> **Records for this task**
----

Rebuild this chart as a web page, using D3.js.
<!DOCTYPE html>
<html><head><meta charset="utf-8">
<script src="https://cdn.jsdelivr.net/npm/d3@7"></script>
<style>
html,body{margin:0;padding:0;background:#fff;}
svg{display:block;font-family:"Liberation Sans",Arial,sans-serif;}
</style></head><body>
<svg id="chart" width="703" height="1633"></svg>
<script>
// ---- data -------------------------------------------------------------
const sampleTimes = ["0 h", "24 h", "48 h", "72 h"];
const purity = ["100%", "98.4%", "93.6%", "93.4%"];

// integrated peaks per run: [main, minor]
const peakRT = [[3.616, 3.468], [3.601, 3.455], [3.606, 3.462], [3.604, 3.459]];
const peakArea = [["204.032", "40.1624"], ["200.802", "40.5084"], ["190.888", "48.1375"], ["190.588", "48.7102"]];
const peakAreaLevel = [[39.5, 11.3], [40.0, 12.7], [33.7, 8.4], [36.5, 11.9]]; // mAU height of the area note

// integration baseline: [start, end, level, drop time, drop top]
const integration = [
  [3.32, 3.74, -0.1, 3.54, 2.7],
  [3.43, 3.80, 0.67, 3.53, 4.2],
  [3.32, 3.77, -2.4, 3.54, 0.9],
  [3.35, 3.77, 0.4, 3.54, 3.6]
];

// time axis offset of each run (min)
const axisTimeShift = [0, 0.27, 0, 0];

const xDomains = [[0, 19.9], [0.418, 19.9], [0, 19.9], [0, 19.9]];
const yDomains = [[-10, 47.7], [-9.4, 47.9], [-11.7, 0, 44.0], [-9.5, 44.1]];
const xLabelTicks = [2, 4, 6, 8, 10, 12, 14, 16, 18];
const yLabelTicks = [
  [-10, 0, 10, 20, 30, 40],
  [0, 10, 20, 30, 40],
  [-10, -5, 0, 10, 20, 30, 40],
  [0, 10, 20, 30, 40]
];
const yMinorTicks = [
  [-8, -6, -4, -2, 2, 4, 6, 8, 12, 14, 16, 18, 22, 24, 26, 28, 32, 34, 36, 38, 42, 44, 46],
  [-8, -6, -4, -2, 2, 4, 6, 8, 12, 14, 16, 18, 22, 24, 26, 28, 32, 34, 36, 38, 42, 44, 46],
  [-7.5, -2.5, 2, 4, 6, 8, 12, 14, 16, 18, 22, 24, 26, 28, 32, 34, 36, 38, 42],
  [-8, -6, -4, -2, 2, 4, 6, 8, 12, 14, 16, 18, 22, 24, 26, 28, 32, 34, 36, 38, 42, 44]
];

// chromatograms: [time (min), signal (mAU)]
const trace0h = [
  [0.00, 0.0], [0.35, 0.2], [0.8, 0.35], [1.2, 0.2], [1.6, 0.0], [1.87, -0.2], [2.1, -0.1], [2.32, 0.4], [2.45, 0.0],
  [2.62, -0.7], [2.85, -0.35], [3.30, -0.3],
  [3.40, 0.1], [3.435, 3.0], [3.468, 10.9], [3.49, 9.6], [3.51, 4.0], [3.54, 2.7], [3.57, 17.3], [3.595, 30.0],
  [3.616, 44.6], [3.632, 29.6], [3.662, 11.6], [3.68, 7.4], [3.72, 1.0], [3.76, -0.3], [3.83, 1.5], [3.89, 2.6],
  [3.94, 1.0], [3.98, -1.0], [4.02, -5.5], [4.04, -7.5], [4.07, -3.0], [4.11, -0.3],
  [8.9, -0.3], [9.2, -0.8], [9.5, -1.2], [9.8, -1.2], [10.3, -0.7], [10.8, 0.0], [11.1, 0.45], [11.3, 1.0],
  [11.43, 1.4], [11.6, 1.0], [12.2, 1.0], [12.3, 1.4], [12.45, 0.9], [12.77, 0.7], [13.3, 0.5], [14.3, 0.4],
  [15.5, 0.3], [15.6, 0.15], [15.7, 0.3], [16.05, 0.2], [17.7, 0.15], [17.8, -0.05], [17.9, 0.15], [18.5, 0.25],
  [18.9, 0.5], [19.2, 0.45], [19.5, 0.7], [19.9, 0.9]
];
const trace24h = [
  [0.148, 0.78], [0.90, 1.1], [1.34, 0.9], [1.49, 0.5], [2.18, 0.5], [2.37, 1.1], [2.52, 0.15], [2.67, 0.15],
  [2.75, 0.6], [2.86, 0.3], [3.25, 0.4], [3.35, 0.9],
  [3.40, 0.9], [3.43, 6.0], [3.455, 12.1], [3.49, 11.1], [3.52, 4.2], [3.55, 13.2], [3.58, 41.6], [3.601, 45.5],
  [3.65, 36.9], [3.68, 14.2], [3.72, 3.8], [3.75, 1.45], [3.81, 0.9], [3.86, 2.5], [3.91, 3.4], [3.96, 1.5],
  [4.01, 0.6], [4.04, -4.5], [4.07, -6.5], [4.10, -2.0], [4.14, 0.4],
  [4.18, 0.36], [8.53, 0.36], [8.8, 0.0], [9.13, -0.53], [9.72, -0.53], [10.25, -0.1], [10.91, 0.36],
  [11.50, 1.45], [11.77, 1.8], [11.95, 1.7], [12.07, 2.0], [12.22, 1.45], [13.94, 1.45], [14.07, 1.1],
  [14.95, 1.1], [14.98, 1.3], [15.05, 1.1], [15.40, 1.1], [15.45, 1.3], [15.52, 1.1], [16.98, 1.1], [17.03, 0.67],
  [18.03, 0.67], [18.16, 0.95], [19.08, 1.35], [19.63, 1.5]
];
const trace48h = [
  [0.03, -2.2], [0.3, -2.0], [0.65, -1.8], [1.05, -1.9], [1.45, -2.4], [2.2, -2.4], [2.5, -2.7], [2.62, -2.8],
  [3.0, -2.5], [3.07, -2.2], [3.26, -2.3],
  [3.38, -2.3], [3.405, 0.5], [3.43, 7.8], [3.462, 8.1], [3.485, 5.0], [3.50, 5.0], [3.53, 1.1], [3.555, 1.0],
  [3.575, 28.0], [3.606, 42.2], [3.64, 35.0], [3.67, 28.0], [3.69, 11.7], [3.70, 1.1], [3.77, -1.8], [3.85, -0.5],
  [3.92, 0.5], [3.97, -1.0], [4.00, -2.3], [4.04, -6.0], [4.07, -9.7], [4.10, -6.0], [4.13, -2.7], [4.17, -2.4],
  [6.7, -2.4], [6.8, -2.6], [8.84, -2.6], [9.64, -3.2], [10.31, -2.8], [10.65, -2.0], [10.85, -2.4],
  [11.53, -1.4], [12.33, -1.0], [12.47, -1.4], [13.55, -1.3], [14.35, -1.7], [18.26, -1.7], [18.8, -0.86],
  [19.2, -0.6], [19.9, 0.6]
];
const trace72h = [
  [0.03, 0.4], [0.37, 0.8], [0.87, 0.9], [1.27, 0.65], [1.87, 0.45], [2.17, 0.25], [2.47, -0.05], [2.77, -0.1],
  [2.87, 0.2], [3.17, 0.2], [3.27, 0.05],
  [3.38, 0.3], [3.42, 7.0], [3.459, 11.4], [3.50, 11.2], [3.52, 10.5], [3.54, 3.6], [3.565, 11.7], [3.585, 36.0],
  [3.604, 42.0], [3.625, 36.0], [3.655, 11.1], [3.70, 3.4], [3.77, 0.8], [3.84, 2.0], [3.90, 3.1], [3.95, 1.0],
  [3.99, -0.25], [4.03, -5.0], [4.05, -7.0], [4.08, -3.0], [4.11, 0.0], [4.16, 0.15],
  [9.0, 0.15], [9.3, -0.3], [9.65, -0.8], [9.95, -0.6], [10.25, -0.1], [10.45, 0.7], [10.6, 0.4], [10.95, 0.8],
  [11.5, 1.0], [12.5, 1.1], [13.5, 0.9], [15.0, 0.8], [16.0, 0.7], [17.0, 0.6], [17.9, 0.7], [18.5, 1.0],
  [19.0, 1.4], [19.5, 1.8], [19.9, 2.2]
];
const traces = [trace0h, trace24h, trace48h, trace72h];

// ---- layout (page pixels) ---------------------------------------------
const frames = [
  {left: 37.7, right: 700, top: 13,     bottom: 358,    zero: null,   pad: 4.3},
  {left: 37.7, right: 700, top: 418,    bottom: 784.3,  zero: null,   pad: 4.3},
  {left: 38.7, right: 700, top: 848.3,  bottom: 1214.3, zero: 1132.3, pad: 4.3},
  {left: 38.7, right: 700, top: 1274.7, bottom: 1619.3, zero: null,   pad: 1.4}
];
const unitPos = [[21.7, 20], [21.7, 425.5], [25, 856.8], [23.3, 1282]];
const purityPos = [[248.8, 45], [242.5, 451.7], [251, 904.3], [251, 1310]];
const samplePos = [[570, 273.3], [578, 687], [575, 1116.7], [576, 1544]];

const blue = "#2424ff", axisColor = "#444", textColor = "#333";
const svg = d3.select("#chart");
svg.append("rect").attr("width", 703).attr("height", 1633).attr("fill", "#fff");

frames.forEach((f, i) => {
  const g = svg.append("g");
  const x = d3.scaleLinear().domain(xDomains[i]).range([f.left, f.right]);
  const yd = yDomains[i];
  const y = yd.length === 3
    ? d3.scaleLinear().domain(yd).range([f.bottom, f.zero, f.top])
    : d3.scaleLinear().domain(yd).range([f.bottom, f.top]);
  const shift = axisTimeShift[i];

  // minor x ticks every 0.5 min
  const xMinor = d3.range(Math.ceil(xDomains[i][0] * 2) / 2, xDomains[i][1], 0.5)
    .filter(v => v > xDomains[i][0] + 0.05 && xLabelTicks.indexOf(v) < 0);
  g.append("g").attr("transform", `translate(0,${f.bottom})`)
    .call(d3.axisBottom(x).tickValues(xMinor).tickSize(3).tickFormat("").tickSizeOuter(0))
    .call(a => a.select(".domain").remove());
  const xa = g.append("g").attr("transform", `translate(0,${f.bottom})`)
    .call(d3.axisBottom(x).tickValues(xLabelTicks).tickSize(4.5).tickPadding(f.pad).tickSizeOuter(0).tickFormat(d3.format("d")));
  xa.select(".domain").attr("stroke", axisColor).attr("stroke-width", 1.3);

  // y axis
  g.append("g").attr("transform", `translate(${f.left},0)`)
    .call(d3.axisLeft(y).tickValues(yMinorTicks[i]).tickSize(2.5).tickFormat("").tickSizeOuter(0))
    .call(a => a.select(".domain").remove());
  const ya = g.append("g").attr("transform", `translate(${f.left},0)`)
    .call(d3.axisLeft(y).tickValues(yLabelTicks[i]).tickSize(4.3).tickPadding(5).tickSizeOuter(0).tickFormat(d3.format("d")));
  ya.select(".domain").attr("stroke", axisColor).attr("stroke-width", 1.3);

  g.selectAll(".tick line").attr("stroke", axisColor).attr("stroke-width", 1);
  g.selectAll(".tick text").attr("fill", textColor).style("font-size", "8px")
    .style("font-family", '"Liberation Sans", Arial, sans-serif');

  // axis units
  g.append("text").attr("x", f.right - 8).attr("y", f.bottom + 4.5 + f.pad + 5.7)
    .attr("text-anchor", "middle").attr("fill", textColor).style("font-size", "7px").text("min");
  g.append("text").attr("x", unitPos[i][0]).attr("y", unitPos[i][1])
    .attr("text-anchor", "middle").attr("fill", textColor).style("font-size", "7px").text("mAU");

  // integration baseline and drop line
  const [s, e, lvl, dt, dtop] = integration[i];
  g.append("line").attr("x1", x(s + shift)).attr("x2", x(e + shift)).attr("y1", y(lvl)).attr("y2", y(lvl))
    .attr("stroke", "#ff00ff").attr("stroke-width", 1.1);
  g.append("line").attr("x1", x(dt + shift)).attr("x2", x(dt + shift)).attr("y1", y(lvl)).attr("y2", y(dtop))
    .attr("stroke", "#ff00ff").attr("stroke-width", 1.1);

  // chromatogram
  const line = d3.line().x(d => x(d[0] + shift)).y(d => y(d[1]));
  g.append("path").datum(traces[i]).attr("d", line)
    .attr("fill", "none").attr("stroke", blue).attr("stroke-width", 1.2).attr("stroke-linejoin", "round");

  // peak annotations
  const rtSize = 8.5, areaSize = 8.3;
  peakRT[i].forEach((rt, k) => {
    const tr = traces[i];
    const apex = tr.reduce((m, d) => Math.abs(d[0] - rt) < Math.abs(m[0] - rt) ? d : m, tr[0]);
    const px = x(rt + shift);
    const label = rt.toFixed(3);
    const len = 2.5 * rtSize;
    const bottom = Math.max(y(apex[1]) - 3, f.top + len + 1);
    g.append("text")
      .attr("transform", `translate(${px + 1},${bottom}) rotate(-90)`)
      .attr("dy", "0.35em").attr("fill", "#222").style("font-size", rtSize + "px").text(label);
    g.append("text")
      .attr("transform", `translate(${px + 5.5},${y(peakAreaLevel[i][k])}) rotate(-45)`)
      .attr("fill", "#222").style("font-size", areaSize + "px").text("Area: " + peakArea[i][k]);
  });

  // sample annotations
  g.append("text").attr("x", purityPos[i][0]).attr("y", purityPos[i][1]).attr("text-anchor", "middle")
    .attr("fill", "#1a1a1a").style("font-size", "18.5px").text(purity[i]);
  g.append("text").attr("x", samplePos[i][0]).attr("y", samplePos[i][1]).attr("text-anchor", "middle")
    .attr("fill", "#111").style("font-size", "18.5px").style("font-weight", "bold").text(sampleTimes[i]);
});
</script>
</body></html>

----

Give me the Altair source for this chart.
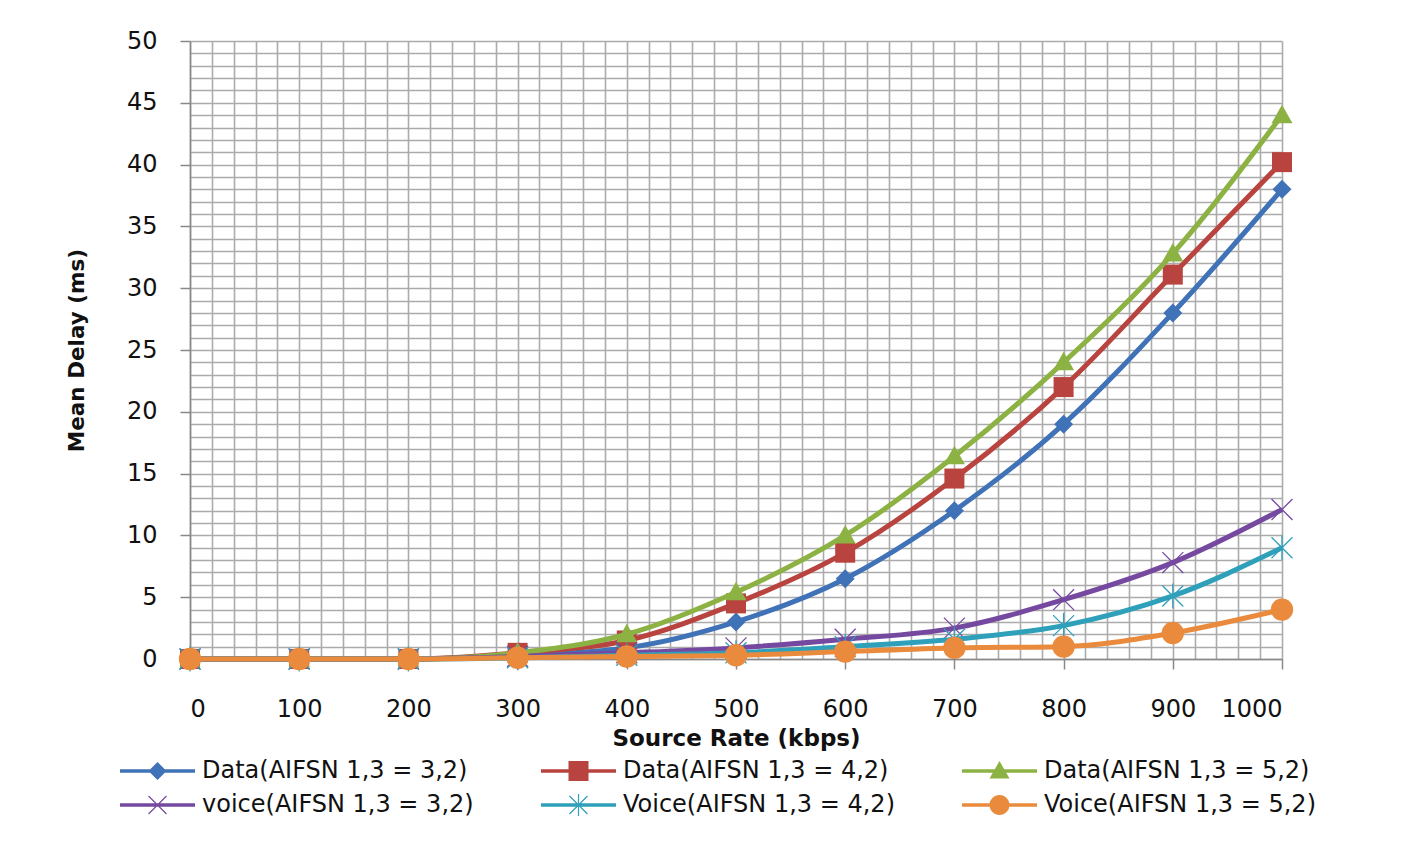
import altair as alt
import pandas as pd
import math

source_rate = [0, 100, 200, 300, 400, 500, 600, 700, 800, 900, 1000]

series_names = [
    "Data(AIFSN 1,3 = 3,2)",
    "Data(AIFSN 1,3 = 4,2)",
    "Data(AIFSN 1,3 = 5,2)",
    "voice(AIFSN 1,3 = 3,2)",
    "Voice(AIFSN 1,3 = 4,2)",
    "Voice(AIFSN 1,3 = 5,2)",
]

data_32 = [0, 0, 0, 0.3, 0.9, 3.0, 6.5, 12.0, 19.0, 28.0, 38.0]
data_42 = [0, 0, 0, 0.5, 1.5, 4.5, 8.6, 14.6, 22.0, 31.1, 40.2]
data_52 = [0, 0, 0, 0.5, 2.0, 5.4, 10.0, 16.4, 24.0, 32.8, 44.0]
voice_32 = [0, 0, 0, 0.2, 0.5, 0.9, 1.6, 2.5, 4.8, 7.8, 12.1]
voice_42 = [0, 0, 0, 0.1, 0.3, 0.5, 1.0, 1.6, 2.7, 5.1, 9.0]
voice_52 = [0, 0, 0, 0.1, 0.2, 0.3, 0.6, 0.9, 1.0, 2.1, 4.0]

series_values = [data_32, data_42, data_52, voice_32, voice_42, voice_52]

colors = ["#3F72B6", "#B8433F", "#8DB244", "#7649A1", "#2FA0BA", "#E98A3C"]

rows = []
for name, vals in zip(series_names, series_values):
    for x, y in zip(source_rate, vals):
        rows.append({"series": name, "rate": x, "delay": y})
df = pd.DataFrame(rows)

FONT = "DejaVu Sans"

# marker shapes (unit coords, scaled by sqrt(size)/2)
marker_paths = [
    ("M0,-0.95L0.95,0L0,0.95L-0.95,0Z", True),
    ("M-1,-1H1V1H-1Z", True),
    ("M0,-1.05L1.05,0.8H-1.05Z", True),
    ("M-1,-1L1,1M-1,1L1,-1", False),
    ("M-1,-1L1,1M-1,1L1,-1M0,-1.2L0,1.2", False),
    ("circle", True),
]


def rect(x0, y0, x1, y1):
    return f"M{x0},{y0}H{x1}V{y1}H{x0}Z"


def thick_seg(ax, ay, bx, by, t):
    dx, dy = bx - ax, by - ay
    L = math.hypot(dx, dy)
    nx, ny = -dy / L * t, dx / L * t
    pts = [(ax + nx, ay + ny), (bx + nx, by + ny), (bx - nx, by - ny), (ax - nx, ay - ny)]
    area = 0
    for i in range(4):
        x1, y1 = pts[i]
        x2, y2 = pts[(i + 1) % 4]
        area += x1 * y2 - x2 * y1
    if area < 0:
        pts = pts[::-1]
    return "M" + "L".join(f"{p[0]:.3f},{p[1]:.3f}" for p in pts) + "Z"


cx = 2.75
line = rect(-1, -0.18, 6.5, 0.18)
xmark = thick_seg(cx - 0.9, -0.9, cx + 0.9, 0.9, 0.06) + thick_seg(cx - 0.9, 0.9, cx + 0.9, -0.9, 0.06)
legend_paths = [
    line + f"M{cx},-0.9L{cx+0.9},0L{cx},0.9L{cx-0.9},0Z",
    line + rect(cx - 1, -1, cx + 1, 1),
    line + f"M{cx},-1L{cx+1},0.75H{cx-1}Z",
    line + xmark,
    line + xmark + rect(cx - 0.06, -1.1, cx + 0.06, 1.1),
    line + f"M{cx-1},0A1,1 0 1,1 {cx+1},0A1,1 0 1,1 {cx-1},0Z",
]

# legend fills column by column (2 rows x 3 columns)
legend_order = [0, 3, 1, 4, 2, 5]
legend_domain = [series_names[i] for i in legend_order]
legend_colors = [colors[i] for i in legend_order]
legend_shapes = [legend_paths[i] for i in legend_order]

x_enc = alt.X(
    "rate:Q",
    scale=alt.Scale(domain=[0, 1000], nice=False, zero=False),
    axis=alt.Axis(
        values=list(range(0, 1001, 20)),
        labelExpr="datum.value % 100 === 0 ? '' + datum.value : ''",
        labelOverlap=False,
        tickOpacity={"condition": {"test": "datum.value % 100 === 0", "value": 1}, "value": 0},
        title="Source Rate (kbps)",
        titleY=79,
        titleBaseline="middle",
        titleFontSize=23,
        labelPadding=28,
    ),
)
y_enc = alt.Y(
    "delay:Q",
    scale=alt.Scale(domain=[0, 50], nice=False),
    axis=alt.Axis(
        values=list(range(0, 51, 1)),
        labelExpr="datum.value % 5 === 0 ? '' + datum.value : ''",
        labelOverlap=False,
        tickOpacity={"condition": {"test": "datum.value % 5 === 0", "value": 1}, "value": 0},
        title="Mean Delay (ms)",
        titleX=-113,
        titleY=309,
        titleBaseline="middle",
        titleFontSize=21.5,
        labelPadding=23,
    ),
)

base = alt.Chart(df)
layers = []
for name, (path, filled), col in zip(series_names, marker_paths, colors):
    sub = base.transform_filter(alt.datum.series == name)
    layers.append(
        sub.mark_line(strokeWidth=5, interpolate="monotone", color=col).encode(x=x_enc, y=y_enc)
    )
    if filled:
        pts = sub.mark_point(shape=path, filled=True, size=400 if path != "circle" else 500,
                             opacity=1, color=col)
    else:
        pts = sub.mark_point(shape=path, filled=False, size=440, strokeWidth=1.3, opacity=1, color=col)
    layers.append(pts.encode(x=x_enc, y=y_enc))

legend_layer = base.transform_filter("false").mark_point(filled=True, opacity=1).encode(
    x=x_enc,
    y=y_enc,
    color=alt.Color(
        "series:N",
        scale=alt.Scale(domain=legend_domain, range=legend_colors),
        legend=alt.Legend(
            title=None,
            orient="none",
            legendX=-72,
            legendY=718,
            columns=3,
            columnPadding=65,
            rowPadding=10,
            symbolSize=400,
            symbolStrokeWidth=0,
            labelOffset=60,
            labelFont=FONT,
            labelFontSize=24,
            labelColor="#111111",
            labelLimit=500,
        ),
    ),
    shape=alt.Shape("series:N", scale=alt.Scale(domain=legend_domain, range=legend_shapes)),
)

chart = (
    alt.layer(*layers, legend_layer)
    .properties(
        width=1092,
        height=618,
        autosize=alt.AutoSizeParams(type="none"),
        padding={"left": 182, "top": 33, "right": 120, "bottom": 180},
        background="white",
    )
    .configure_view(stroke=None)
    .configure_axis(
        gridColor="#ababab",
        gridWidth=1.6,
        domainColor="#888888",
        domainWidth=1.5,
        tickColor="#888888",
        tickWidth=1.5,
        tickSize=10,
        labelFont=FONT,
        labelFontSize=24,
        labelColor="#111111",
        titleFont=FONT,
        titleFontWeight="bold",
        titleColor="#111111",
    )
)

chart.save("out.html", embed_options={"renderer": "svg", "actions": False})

----

Only the lines from the one bearing "Give me the Altair source for this chart." to the one bearing "1.0, 2.1, 4.0]", both included, should be restated word for word, with pictures left out.

Give me the Altair source for this chart.
import altair as alt
import pandas as pd
import math

source_rate = [0, 100, 200, 300, 400, 500, 600, 700, 800, 900, 1000]

series_names = [
    "Data(AIFSN 1,3 = 3,2)",
    "Data(AIFSN 1,3 = 4,2)",
    "Data(AIFSN 1,3 = 5,2)",
    "voice(AIFSN 1,3 = 3,2)",
    "Voice(AIFSN 1,3 = 4,2)",
    "Voice(AIFSN 1,3 = 5,2)",
]

data_32 = [0, 0, 0, 0.3, 0.9, 3.0, 6.5, 12.0, 19.0, 28.0, 38.0]
data_42 = [0, 0, 0, 0.5, 1.5, 4.5, 8.6, 14.6, 22.0, 31.1, 40.2]
data_52 = [0, 0, 0, 0.5, 2.0, 5.4, 10.0, 16.4, 24.0, 32.8, 44.0]
voice_32 = [0, 0, 0, 0.2, 0.5, 0.9, 1.6, 2.5, 4.8, 7.8, 12.1]
voice_42 = [0, 0, 0, 0.1, 0.3, 0.5, 1.0, 1.6, 2.7, 5.1, 9.0]
voice_52 = [0, 0, 0, 0.1, 0.2, 0.3, 0.6, 0.9, 1.0, 2.1, 4.0]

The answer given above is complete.